Raw data:
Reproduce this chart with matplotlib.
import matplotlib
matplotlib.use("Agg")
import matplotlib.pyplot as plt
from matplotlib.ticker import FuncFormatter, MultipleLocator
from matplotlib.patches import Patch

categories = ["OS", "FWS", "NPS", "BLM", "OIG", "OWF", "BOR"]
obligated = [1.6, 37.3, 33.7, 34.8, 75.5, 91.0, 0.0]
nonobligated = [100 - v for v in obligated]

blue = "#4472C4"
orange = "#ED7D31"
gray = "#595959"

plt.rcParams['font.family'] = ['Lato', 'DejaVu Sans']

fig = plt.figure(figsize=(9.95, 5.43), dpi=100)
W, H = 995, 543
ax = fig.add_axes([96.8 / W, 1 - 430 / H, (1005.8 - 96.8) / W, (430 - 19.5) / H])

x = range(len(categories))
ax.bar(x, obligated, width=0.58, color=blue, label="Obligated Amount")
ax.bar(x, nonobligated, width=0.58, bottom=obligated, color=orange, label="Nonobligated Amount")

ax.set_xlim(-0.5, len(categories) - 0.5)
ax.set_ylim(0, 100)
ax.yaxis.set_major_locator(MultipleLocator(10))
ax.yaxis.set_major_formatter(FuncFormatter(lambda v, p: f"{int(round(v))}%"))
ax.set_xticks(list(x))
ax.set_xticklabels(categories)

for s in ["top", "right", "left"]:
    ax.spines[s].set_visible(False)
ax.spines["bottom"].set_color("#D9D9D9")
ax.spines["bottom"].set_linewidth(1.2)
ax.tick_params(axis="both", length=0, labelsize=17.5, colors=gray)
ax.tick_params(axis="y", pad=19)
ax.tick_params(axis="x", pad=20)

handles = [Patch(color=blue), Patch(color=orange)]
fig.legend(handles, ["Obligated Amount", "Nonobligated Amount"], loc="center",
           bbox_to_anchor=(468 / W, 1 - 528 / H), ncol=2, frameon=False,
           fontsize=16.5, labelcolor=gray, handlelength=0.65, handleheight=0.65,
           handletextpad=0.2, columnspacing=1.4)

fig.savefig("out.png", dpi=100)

Written instruction:
Extract each line from the listing above, please, and repeat it exactly.

Written solution:
Reproduce this chart with matplotlib.
import matplotlib
matplotlib.use("Agg")
import matplotlib.pyplot as plt
from matplotlib.ticker import FuncFormatter, MultipleLocator
from matplotlib.patches import Patch

categories = ["OS", "FWS", "NPS", "BLM", "OIG", "OWF", "BOR"]
obligated = [1.6, 37.3, 33.7, 34.8, 75.5, 91.0, 0.0]
nonobligated = [100 - v for v in obligated]

blue = "#4472C4"
orange = "#ED7D31"
gray = "#595959"

plt.rcParams['font.family'] = ['Lato', 'DejaVu Sans']

fig = plt.figure(figsize=(9.95, 5.43), dpi=100)
W, H = 995, 543
ax = fig.add_axes([96.8 / W, 1 - 430 / H, (1005.8 - 96.8) / W, (430 - 19.5) / H])

x = range(len(categories))
ax.bar(x, obligated, width=0.58, color=blue, label="Obligated Amount")
ax.bar(x, nonobligated, width=0.58, bottom=obligated, color=orange, label="Nonobligated Amount")

ax.set_xlim(-0.5, len(categories) - 0.5)
ax.set_ylim(0, 100)
ax.yaxis.set_major_locator(MultipleLocator(10))
ax.yaxis.set_major_formatter(FuncFormatter(lambda v, p: f"{int(round(v))}%"))
ax.set_xticks(list(x))
ax.set_xticklabels(categories)

for s in ["top", "right", "left"]:
    ax.spines[s].set_visible(False)
ax.spines["bottom"].set_color("#D9D9D9")
ax.spines["bottom"].set_linewidth(1.2)
ax.tick_params(axis="both", length=0, labelsize=17.5, colors=gray)
ax.tick_params(axis="y", pad=19)
ax.tick_params(axis="x", pad=20)

handles = [Patch(color=blue), Patch(color=orange)]
fig.legend(handles, ["Obligated Amount", "Nonobligated Amount"], loc="center",
           bbox_to_anchor=(468 / W, 1 - 528 / H), ncol=2, frameon=False,
           fontsize=16.5, labelcolor=gray, handlelength=0.65, handleheight=0.65,
           handletextpad=0.2, columnspacing=1.4)

fig.savefig("out.png", dpi=100)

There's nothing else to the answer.